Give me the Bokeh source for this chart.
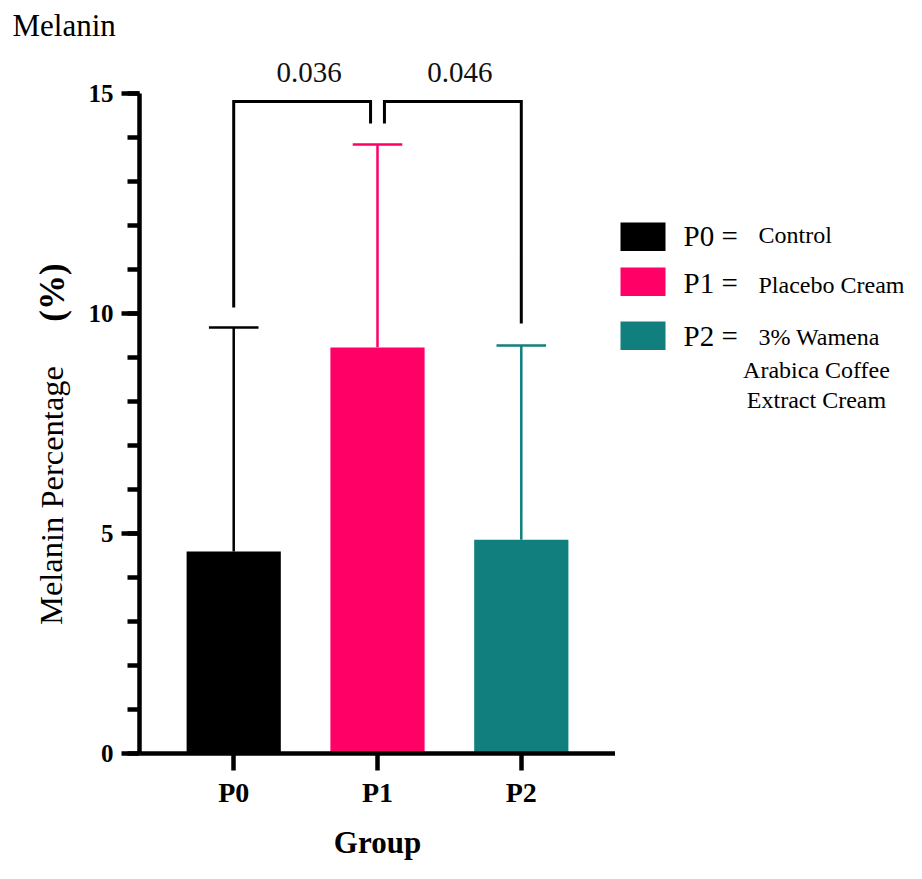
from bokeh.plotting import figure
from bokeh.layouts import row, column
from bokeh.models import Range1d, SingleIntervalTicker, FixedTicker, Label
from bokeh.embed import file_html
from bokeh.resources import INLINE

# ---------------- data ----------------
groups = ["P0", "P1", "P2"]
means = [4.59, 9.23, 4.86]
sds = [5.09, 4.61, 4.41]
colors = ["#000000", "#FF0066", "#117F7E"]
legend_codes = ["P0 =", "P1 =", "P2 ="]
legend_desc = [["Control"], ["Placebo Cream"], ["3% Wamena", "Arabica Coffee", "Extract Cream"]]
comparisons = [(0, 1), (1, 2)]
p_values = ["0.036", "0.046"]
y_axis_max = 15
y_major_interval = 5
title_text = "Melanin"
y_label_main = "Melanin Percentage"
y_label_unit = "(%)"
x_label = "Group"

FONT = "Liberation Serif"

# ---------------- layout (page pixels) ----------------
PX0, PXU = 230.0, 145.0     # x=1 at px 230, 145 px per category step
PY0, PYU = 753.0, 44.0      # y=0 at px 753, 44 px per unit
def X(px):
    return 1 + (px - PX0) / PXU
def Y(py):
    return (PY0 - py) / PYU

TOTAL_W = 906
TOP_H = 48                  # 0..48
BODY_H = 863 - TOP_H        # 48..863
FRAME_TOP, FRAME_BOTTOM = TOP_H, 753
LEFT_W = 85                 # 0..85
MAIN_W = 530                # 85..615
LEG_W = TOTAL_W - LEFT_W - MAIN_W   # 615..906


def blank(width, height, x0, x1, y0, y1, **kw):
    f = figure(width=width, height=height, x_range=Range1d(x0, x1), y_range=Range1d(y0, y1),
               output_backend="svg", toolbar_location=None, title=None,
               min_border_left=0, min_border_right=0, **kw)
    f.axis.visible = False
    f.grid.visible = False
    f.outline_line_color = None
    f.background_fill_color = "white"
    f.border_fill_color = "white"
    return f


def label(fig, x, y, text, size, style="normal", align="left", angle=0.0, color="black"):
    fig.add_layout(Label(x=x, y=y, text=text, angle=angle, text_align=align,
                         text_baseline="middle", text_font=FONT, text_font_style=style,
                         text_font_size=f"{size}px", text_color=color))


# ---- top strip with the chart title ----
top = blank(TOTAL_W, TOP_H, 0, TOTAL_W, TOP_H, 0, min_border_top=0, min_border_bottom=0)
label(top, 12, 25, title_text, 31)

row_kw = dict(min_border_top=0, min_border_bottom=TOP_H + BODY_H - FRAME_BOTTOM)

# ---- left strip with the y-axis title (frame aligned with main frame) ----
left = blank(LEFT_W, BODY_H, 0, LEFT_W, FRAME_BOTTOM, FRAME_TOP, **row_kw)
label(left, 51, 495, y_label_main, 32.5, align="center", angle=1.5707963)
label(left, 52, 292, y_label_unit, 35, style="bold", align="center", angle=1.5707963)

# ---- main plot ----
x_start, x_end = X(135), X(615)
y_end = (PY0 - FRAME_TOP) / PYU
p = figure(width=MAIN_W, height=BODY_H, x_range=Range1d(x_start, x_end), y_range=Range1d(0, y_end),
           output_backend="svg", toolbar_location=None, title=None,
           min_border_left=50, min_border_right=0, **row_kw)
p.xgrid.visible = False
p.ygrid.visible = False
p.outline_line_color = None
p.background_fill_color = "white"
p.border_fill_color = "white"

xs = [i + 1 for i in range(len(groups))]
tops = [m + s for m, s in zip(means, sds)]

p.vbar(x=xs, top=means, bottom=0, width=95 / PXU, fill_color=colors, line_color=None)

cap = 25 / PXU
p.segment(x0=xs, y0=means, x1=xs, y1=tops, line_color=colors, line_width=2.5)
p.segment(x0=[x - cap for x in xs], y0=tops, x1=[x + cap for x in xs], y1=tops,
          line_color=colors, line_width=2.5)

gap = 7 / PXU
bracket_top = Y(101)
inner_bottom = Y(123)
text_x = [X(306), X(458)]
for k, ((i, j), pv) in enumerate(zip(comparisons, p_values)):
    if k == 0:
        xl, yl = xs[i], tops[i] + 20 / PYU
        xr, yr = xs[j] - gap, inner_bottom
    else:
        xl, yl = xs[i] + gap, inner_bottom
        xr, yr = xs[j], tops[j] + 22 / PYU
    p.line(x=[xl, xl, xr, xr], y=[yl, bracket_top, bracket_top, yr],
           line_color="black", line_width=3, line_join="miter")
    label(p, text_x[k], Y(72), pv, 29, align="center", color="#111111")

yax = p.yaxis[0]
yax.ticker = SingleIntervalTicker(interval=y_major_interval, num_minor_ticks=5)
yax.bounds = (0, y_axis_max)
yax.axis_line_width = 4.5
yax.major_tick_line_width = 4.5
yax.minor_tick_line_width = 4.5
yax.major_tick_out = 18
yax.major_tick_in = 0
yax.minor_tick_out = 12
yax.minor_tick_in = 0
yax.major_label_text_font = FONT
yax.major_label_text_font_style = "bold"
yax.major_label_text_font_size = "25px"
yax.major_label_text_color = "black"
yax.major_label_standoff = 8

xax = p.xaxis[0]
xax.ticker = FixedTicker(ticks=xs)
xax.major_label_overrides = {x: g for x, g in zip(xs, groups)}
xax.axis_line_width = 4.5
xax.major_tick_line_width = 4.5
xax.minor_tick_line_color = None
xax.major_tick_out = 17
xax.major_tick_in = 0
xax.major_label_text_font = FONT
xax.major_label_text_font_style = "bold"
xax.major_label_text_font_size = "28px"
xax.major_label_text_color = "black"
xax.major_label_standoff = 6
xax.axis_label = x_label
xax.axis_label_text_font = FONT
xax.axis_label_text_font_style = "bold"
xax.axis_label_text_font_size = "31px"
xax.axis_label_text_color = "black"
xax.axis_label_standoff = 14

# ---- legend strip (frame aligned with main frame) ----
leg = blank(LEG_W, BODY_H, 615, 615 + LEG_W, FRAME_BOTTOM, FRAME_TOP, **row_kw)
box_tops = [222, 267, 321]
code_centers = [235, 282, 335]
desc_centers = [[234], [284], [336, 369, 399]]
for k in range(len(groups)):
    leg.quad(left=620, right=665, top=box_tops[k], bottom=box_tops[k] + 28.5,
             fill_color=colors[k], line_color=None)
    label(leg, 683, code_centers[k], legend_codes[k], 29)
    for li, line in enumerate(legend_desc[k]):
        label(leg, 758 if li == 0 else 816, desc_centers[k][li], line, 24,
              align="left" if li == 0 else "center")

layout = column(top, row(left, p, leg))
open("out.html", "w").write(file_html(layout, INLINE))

--

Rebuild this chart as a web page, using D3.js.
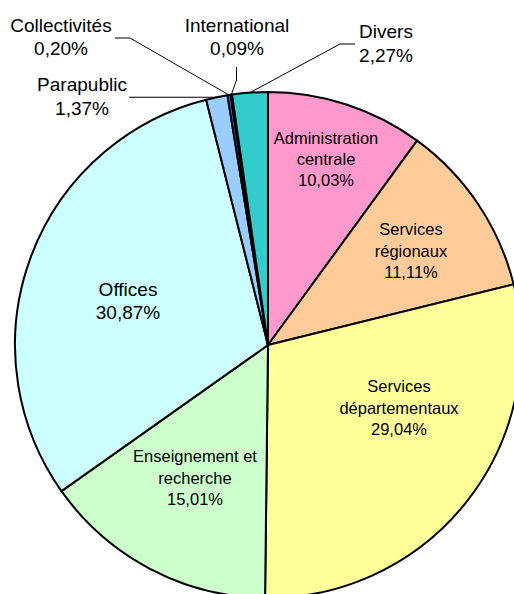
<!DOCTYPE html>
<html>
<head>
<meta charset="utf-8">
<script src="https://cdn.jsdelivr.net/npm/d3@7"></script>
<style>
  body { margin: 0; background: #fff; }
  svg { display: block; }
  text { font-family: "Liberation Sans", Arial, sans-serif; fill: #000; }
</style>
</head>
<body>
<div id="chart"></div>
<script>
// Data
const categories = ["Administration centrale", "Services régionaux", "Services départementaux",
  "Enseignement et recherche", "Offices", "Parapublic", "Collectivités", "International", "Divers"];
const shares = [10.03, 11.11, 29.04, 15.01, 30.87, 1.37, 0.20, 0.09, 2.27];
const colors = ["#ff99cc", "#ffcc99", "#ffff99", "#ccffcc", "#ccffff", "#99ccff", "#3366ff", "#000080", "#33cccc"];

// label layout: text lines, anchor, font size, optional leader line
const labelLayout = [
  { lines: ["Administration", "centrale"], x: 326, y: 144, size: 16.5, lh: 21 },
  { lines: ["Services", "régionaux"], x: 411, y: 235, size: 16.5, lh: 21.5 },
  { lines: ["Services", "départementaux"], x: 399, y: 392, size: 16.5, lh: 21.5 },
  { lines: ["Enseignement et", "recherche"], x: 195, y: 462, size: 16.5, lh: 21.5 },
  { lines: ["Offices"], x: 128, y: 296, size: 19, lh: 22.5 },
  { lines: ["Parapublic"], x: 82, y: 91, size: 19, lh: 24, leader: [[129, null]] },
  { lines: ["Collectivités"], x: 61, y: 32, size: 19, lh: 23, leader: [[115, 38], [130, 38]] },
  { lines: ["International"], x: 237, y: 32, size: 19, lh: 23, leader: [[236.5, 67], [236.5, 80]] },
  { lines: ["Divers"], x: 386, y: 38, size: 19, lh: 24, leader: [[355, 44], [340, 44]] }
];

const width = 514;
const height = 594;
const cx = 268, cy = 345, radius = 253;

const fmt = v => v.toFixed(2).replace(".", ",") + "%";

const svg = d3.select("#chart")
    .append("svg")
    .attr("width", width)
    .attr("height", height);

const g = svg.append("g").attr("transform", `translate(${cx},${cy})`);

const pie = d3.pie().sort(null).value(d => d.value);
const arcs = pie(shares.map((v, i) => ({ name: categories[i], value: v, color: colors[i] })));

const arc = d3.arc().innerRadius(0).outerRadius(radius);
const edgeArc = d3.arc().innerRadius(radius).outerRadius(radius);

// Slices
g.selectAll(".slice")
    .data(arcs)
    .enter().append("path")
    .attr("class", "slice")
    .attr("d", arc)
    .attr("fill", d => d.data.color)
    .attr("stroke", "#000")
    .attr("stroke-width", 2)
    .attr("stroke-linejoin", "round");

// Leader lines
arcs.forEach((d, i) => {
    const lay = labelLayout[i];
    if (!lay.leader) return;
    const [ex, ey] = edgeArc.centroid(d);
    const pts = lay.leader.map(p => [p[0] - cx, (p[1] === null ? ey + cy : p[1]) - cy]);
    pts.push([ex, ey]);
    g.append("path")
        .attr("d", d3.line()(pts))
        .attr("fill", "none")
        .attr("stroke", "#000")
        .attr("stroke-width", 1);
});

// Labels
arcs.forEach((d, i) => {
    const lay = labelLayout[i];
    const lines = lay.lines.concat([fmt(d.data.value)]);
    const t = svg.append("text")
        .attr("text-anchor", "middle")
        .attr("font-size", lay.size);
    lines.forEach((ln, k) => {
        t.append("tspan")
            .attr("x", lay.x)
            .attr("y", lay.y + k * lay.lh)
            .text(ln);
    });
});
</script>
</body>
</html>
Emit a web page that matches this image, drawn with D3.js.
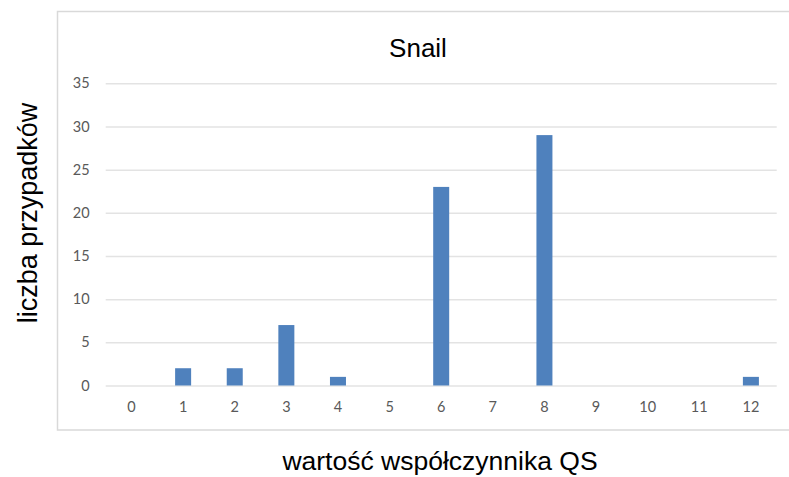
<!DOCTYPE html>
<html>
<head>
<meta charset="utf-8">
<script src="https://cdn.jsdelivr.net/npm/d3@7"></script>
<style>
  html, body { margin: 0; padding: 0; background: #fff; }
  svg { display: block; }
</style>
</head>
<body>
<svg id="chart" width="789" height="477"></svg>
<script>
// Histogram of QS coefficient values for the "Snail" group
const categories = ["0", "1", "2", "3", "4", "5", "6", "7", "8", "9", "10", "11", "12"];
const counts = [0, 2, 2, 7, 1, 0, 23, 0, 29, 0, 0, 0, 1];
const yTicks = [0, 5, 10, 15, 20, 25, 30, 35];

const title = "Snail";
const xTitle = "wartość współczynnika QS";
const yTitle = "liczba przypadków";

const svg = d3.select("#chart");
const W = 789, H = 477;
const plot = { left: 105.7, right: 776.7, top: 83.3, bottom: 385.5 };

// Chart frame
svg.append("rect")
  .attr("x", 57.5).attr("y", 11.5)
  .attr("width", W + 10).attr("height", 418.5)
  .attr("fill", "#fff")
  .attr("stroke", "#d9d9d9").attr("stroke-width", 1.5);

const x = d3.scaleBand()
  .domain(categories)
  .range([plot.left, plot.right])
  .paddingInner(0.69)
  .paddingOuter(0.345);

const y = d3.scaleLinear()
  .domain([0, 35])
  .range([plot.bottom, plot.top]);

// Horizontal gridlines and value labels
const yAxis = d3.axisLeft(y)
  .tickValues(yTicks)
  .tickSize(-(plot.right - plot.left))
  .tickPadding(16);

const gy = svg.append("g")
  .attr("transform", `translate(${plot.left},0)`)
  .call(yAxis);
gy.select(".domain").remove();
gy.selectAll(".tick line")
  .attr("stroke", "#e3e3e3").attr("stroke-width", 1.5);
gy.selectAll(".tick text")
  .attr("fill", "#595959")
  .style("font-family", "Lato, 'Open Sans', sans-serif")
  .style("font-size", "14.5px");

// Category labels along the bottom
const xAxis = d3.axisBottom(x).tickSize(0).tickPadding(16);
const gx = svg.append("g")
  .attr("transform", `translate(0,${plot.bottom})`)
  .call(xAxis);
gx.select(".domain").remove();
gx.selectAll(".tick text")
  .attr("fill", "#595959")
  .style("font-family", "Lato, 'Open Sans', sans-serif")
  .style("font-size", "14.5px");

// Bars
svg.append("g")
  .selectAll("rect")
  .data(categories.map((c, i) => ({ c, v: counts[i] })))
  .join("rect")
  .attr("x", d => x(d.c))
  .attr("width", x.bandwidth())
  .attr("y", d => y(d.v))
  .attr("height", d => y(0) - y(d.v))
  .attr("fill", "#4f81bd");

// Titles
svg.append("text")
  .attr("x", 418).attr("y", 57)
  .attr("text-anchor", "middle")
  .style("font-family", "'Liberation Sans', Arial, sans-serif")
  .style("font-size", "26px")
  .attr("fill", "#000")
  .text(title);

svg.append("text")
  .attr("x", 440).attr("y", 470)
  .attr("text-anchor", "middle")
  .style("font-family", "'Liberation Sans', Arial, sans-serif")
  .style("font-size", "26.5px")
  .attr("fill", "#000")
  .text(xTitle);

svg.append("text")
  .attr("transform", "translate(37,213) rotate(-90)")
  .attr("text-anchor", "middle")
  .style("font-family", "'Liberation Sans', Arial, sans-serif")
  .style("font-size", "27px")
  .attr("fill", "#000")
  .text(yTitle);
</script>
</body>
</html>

--

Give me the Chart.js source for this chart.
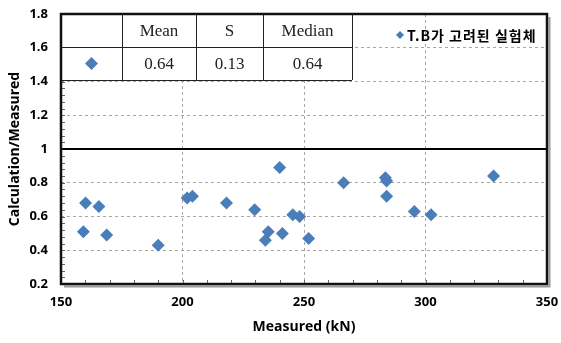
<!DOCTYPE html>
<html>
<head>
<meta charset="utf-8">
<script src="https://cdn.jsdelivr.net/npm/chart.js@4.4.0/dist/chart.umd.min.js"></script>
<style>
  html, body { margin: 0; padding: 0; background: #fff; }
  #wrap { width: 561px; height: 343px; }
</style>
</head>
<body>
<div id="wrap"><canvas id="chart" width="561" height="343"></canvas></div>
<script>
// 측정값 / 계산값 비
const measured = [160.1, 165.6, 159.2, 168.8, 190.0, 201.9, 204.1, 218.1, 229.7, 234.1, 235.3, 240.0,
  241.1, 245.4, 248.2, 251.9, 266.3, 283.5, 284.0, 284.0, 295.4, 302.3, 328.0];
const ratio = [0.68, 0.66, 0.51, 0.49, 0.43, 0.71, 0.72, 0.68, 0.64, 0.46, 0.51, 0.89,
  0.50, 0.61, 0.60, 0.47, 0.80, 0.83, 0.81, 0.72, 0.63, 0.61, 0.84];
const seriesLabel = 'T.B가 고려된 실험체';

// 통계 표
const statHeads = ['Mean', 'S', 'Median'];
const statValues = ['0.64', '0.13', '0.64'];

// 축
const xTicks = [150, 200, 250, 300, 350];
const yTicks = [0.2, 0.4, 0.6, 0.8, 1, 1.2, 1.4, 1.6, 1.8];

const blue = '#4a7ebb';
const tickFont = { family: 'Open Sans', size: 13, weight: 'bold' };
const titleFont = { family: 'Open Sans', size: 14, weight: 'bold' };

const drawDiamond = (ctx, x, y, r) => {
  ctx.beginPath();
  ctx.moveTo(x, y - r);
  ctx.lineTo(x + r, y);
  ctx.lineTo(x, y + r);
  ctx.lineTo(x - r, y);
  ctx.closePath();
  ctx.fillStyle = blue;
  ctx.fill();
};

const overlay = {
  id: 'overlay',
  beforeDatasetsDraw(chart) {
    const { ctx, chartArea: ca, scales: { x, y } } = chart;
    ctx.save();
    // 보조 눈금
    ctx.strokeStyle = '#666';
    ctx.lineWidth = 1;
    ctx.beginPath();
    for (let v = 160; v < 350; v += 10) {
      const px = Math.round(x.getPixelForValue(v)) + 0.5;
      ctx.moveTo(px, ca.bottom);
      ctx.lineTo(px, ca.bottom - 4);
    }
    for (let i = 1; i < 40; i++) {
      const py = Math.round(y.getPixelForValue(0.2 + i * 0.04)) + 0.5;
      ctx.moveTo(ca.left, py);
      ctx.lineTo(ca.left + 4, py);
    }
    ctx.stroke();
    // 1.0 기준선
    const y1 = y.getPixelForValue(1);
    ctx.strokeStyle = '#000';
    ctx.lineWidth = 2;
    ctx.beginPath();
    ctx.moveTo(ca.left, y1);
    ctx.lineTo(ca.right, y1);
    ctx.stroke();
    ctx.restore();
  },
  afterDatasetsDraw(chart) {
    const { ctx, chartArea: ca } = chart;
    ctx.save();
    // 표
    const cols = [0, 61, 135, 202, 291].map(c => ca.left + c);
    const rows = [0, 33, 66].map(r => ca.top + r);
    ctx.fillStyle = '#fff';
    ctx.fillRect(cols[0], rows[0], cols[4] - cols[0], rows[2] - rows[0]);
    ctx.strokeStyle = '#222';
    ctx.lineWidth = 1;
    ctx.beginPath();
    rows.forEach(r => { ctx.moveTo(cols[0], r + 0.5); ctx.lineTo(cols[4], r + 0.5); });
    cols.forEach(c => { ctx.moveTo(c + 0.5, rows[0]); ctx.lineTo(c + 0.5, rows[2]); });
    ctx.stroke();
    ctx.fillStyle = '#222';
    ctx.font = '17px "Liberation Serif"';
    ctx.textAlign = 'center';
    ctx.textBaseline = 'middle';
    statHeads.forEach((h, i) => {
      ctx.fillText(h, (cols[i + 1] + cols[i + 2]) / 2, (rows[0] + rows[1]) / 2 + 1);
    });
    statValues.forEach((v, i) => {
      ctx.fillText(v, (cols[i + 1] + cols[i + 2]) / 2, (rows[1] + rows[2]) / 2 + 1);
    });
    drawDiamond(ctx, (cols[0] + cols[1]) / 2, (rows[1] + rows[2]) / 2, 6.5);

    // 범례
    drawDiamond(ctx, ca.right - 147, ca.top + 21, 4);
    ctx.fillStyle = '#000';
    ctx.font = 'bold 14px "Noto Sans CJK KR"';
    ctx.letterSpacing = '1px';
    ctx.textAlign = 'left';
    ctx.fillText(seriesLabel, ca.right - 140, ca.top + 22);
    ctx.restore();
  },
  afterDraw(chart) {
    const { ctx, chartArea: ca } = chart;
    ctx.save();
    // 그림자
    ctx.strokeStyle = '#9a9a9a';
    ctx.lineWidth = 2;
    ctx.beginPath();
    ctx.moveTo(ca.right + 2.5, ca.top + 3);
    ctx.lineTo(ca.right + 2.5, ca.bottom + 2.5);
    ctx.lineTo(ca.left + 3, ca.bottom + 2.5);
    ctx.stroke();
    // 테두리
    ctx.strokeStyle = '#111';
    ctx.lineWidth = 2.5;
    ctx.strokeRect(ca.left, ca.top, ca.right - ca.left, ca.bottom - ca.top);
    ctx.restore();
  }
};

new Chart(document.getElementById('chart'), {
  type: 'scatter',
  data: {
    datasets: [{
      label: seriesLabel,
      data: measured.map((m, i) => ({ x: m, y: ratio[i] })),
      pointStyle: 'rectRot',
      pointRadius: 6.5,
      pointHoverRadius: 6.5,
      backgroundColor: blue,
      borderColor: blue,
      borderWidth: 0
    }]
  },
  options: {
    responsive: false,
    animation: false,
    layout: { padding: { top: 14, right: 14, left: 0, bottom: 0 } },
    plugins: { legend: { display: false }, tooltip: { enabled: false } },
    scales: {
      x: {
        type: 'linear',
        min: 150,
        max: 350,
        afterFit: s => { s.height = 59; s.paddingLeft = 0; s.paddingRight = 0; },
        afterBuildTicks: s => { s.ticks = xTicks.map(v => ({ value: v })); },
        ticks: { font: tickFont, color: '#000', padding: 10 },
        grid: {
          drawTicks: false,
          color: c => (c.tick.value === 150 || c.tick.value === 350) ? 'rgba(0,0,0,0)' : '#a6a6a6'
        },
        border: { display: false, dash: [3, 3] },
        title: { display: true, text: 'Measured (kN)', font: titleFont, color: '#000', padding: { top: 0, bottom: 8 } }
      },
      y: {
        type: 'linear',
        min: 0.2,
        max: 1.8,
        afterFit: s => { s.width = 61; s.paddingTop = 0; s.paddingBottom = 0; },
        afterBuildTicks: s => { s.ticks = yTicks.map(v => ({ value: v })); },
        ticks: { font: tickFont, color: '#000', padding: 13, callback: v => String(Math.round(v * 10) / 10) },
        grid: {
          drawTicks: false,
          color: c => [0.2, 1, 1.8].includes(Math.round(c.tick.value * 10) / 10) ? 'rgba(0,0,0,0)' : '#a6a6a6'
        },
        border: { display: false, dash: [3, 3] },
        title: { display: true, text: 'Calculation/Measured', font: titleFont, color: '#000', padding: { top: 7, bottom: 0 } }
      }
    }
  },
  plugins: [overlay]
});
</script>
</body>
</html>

◆ Stated problem ◆
Print out, exactly and with nothing added, the lines starting at the line holding "Give me the Bokeh source for this chart." and ending at the line holding "from bokeh.resources import INLINE", minus any pictures.

◆ Result below ◆
Give me the Bokeh source for this chart.
from bokeh.plotting import figure
from bokeh.layouts import row, column
from bokeh.models import Range1d, SingleIntervalTicker, FixedTicker, Label
from bokeh.embed import file_html
from bokeh.resources import INLINE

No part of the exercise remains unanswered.